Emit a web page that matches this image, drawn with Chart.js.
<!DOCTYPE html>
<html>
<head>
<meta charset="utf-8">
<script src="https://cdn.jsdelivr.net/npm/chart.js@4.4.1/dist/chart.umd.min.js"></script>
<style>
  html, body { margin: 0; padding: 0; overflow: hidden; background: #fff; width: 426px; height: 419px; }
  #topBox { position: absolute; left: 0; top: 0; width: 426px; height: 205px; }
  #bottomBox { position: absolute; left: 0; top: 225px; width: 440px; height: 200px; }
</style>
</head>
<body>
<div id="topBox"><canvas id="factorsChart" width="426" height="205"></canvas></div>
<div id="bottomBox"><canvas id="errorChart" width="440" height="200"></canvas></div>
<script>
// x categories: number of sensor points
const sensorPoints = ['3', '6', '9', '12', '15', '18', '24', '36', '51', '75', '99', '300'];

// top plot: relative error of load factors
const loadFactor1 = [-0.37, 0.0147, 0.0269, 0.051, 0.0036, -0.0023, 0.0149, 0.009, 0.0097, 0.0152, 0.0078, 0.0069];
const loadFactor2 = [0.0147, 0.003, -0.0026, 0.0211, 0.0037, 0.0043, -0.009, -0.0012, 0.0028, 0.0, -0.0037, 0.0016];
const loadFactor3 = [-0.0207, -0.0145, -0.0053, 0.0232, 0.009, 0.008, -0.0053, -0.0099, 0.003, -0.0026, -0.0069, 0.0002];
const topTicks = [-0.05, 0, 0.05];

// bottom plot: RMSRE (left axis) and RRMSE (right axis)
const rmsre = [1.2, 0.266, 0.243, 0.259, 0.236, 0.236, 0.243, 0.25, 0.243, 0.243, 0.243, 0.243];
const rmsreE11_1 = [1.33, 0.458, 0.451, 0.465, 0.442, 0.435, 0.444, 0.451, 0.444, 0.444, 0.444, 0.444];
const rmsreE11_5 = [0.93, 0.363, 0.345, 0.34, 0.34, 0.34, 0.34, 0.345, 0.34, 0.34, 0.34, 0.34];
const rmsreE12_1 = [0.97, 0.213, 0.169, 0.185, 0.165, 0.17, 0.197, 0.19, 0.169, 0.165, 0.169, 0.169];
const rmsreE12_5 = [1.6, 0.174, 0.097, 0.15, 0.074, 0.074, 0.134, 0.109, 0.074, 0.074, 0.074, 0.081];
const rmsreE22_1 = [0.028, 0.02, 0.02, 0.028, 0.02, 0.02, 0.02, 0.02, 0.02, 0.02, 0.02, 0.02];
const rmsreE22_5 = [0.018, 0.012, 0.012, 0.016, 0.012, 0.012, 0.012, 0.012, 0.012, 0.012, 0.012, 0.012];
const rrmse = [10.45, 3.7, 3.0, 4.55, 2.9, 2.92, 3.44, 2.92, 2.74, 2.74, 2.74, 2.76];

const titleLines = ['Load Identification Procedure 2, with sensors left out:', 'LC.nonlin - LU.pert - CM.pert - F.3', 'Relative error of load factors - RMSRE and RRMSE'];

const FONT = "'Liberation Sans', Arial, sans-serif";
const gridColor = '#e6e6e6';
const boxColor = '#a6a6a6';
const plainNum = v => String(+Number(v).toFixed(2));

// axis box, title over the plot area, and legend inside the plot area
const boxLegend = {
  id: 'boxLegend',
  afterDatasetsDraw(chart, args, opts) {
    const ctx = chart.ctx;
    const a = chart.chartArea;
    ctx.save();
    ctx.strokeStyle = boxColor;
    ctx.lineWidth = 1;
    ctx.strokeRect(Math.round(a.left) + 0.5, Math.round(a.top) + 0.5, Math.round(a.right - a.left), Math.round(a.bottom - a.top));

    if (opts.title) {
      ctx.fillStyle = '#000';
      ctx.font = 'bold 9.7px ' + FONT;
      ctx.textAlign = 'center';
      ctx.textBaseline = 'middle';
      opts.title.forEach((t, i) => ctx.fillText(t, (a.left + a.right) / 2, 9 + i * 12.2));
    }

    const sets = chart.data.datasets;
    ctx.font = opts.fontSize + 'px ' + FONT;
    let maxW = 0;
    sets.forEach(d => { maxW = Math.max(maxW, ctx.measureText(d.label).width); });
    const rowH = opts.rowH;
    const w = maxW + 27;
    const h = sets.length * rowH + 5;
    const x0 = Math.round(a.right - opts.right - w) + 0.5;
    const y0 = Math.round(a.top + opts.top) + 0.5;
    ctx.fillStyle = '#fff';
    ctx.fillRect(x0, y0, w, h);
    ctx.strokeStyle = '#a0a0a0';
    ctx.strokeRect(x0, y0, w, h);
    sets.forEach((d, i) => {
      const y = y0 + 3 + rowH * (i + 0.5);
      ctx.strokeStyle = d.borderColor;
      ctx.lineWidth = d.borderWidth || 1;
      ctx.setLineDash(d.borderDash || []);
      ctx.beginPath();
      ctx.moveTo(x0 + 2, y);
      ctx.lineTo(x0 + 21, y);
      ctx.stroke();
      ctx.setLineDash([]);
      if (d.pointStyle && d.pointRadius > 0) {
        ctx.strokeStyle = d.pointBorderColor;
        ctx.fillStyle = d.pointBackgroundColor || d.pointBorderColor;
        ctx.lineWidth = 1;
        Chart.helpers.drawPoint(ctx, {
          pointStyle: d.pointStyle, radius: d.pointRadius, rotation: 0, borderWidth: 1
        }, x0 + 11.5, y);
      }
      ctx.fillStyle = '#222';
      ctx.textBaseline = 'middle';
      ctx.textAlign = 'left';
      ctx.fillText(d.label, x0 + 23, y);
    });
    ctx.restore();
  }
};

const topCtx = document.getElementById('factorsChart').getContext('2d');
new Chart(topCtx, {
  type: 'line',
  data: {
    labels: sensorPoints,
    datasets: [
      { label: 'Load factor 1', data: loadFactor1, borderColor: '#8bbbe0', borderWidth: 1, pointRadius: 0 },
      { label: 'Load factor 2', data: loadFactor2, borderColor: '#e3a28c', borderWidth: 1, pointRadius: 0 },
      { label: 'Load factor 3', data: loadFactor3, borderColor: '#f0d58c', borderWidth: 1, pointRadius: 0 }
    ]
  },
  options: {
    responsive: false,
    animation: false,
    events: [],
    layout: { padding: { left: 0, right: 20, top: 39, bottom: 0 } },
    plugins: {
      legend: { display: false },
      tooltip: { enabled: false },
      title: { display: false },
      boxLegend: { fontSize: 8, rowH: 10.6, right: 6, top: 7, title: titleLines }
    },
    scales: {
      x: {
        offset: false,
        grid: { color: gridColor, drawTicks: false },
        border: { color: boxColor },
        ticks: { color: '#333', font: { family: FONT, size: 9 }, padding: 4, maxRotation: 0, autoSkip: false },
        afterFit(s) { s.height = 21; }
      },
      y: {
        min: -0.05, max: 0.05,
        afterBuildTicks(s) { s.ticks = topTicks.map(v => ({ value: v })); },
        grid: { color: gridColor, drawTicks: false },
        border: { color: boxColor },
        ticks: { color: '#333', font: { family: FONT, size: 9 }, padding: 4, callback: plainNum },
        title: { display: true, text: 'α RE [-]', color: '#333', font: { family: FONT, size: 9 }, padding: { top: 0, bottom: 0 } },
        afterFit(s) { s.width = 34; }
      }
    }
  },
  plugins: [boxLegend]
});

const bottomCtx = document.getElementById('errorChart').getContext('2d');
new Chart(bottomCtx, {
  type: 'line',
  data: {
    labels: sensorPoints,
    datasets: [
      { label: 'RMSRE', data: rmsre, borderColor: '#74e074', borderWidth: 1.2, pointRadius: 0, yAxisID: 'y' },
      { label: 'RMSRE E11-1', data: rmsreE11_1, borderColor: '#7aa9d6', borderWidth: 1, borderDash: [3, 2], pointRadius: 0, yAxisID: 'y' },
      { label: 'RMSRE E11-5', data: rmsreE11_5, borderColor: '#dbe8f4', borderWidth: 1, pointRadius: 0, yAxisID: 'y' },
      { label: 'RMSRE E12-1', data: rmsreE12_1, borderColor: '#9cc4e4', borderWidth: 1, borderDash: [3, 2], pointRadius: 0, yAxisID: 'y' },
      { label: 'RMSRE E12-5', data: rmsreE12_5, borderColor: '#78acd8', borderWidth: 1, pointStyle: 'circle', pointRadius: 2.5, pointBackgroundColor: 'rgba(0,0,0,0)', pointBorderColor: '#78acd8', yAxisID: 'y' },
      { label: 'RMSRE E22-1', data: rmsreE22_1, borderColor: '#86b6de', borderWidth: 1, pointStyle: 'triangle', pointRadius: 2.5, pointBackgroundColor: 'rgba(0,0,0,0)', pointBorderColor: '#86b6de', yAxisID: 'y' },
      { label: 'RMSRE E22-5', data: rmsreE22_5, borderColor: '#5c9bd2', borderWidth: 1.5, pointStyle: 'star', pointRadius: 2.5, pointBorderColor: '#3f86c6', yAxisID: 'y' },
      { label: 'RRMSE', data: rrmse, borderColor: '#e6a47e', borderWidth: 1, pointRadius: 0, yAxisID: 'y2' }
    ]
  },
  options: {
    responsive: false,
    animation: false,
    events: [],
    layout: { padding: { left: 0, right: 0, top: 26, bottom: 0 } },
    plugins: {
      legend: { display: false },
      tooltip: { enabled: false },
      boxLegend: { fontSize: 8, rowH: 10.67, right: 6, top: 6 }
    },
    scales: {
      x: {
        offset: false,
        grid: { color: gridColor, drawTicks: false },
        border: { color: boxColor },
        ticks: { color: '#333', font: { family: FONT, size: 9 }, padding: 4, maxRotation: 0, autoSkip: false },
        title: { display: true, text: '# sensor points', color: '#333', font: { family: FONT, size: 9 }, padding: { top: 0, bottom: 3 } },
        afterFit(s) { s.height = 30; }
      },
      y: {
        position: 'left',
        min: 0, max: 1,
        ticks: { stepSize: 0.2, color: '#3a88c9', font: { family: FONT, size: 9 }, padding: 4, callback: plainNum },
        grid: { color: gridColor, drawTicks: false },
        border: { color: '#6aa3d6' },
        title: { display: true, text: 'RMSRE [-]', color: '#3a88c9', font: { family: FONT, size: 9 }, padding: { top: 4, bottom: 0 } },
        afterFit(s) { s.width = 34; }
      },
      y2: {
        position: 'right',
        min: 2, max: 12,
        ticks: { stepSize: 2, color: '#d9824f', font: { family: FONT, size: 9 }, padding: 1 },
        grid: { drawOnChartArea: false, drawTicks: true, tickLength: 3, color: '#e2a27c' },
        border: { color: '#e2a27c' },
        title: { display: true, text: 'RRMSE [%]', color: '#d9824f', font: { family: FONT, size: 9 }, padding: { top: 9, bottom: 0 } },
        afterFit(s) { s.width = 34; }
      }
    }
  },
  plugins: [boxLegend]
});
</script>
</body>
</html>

= = =

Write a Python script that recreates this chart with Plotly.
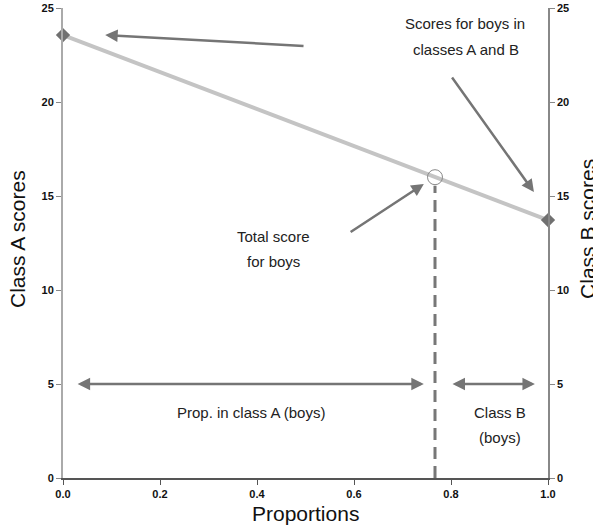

= = =

## Work to complete
Output the lines of the records above exactly as they appear, from the line containing "Emit a web page" through the line containing "const topTicks = [-0.05, 0, 0.05];".

## Worked solution
Emit a web page that matches this image, drawn with Chart.js.
<!DOCTYPE html>
<html>
<head>
<meta charset="utf-8">
<script src="https://cdn.jsdelivr.net/npm/chart.js@4.4.1/dist/chart.umd.min.js"></script>
<style>
  html, body { margin: 0; padding: 0; overflow: hidden; background: #fff; width: 426px; height: 419px; }
  #topBox { position: absolute; left: 0; top: 0; width: 426px; height: 205px; }
  #bottomBox { position: absolute; left: 0; top: 225px; width: 440px; height: 200px; }
</style>
</head>
<body>
<div id="topBox"><canvas id="factorsChart" width="426" height="205"></canvas></div>
<div id="bottomBox"><canvas id="errorChart" width="440" height="200"></canvas></div>
<script>
// x categories: number of sensor points
const sensorPoints = ['3', '6', '9', '12', '15', '18', '24', '36', '51', '75', '99', '300'];

// top plot: relative error of load factors
const loadFactor1 = [-0.37, 0.0147, 0.0269, 0.051, 0.0036, -0.0023, 0.0149, 0.009, 0.0097, 0.0152, 0.0078, 0.0069];
const loadFactor2 = [0.0147, 0.003, -0.0026, 0.0211, 0.0037, 0.0043, -0.009, -0.0012, 0.0028, 0.0, -0.0037, 0.0016];
const loadFactor3 = [-0.0207, -0.0145, -0.0053, 0.0232, 0.009, 0.008, -0.0053, -0.0099, 0.003, -0.0026, -0.0069, 0.0002];
const topTicks = [-0.05, 0, 0.05];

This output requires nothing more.